# how much does it cost to hunt these days?



## mole (10 February 2009)

i used to hunt a long time ago and its something that i really enjoyed.

does anyone hunt around Gloucester and which hunt is the best to join and importantly how much does it cost now? 

i used to just get away with putting on a pony club tie and badge and pay a pound or so!  :grin:


----------



## MissMillie (10 February 2009)

TOO MUCH!
I THINK its 50 quid a day to hunt with the Berkeley


----------



## 1275gta (10 February 2009)

I think its more than that for VWH


----------



## mole (10 February 2009)

BLIMEY!!!   

wow thats alot of ££'s - i should have hung onto my pony club tie and bagde - not sure id get away with it now tho being 30!! lol :grin: :grin:


----------



## Girlracer (10 February 2009)

North Cotswold i do believe is £30 monday, £50 wednesday and £80 saturday but i'm not positive. However i rung the secretary and being a student i am £40 any day. Which considering mondays are normally £30 i thought was odd lol!

But ring the secretary and ask


----------



## Darkly_Dreaming_Dex (10 February 2009)

Ours ranges from £40 upto £70 depending on which day


----------



## NJR (11 February 2009)

vistors pay a cap of about £ 70-£150 depending on quality of day expected and day of the week in our hunt (Saturday higher to dissuade folk). very few hirelings around - "private" about £ 100/day, official hirelings about £ 140-170.


----------



## combat_claire (11 February 2009)

TOO MUCH!
I THINK its 50 quid a day to hunt with the Berkeley
		
Click to expand...

I would dispute that a day cap is too much money, considering that you can pay £72 for a novice BE entry, compared with a 7 hour day in the saddle over testing fences on the hunting field. 

Just think of everything that is involved in running a hunt - the subscriptions and caps have to cover staff costs, vet fees, food, diesel, maintenance for the lorry, horses, shoeing, printing of meet cards, staff accommodation and a thousand other expenses to keep the hunt running. I can assure you that no hunt is sitting on a huge surplus in their bank account, in fact they rely heavily on the fund raising that the hunt supporters club can do throughout the year.


----------



## Weezy (11 February 2009)

Around Glocs you are looking at around £80 per day!


----------



## Girlracer (11 February 2009)

I certainly agree that the hunt have to pay for things etc etc, however there will be no future for hunting if a 'younger' generation weren't to gather an interest. For me personally, i'm 17 and a student in the future i'd like to think i'd regularly be out in the hunting field. However £40 for a day is a heck of a lot of money for me what with not being able to tow/drive a lorry plus the up-keep of the horse....


----------



## combat_claire (12 February 2009)

Which is why pretty much every hunt offers significantly reduced price membership for those under the age of 25. 

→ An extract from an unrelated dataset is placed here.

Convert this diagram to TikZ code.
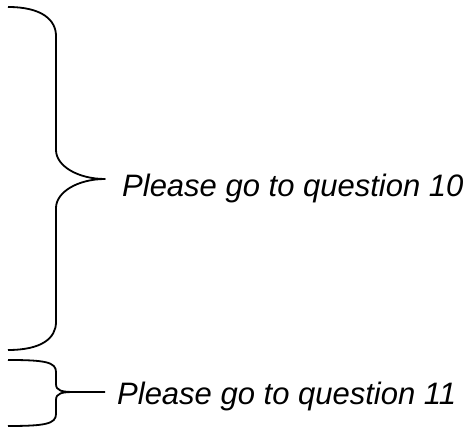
\documentclass[tikz,border=0pt]{standalone}
\usepackage{fontspec}
\setmainfont{Liberation Sans}
\begin{document}
\begin{tikzpicture}[x=1pt,y=-1pt,
  brace/.style={line width=1.8pt,line join=round},
  label/.style={anchor=base west,inner sep=0pt,font=\fontsize{31}{36}\selectfont\itshape}]
\useasboundingbox (0,0) rectangle (475,427);
% large brace
\coordinate (tipA) at (105,179);
\draw[brace] (8,7) .. controls (42,7) and (56,20) .. (56,36)
  -- (56,150) .. controls (56,166) and (78,179) .. (tipA)
  .. controls (78,179) and (56,192) .. (56,208)
  -- (56,322) .. controls (56,338) and (42,350) .. (8,350);
% small brace
\coordinate (tipB) at (105,392);
\draw[brace] (8,360) .. controls (45,360) and (56,362) .. (56,372)
  -- (56,384) .. controls (56,391) and (62,392) .. (75,392) -- (tipB)
  (75,392) .. controls (62,392) and (56,393) .. (56,400)
  -- (56,414) .. controls (56,424) and (45,426) .. (8,426);
\node[label] (q10) at (122,197) {Please go to question 10};
\node[label] (q11) at (117,405) {Please go to question 11};
\end{tikzpicture}
\end{document}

Alternatively like me, if the maths don't stack up then you can still support the hunt and hunt events without taking pony along!


----------



## LouBerry (12 February 2009)

Think it really varies round here depending on the hunt and the day. Can pay anywhere from £35 to £80 for a day out. I'm bit tight on the budget nowadays so I just have to pick and choose my days more carefully than before and roughly go once a month. Going twice next month but that's bloodhounding so cheaper than Sat country. Two for the price of one Considering our caps are what keep the hunts going I don't mind the price. I just wouldn't go on a day where the cap is £80-100, not because i begrudge it but because I haven't got it :grin:


----------



## gooseman (14 February 2009)

How much does it cost to hunt?

Almost nothing!

How much does it cost to take your horse out......a different matter.

Please remember there are thousands  of people who go hunting and never ride.


----------